Any form of construction can be a lengthy process. Here are some starter tips to get started.
There are several things to consider when deciding to rebuild or not. You will need to determine
- The amount of damage to your home
- If your home is still structurally sound
- What it would cost to rebuild
For a quick estimate of the amount to rebuild your home, multiply the local building costs per square foot by the total square footage of your house. To find out the building rates in your area, consult your local builders association or real estate appraiser.
Factors that will determine the cost to rebuild your home:
- Local construction costs
- Square footage
- Type of exterior wall construction – frame, masonry, or veneer
- Style of the house (split-level, colonial, ranch)

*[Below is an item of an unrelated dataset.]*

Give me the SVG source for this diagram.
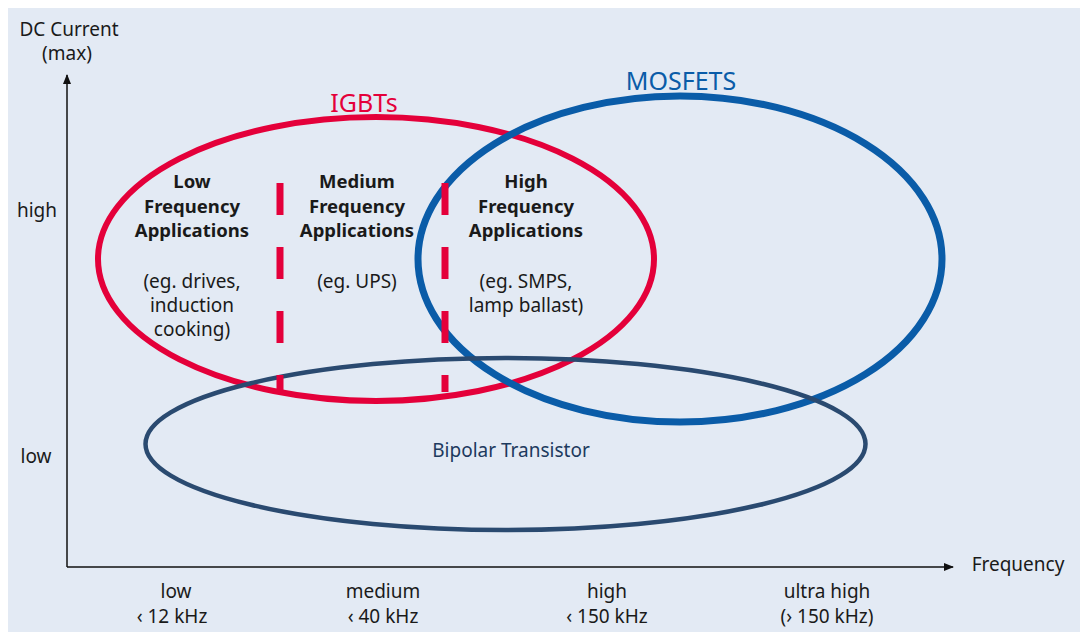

- Number of bathrooms and other rooms
- Roof type
- Attached garages, fireplaces, trim and special features
Meeting with Contractors
WHN Staff TIP – Limited Contractor Resources: There may be limited availability of contractors, builders, and building supplies depending on the extent of the storm and subsequent events.
- Get three bids on all parts of the project.
- Create a budget and stick to it, tracking costs on a spreadsheet program or notebook.
- When discussing payment schedule, don’t accept this answer: “need it at the end.” Ask for exact time frames for different phases.
- Plan to follow local building codes and ordinances.
- Design for function—think about how you live and what your future needs are. If you may need more electrical service or wiring, communication cables, plumbing or HVAC ductwork, add it now.
- When looking at plans, measure out each room so you know its size. Go to real estate open houses, bring a tape measure and compare those room sizes to your plans.
- Plan ahead to avoid too many change orders.
- Take steps to reduce your risk of future storm-related damage. Mitigation includes any activities that prevent an emergency, reduce the chance of an emergency happening, or lessen the damaging effects of unavoidable emergencies, such as installing lightning rods to carry the electrical charge of lightning bolts safely to the ground.
- Pick out appliances, fixtures, tile as soon as possible and check ship dates against installation dates.
- Allow only the insurance adjuster and the contractor or his employees to get up on your roof. Each time someone walks on it, more damage can occur.
- Be sure contractors carry workers compensation and liability insurance. If they don’t, you may be held liable if one of the workers is injured or if they damage a neighbor’s property.
- Visit site once a day or every other day and take pictures of the progress.
- Paint colors on sheetrock, identify with the room, tint name and brand, and store in closet or attic. When you need paint years later, you will have a sample.
- Look at paint in the morning, midday and evening light to make sure it looks right.
- Take pictures of the interior before plastering or installing plasterboard to make it easier to locate wiring and plumbing.
- Give architect and builder instructions and change orders in writing. Make changes when the house is framed—after that, it’s more expensive.
- Keep trash bags, work gloves, mosquito spray, camera, mobile device or smartphone, notebook and pens, and old shoes in your car for when you visit the work site.
- Insist that the work site is clean, and the area and structure are secured from trespassers.
- Before insulation is added or walls finished, check all plugs and switches to make sure they’re where they’re supposed to be.
- When making decisions, compare initial purchase/ installation costs versus repair/ maintenance costs.
- Consider hiring an independent inspector to look at work.
- Don’t make final payments to the contractor until all repairs have been inspected by the appropriate governmental department and you are satisfied.
- Check all plumbing, electrical and HVAC to make sure they are working properly.
- Don’t let the builder rush you or demand last-minute decisions.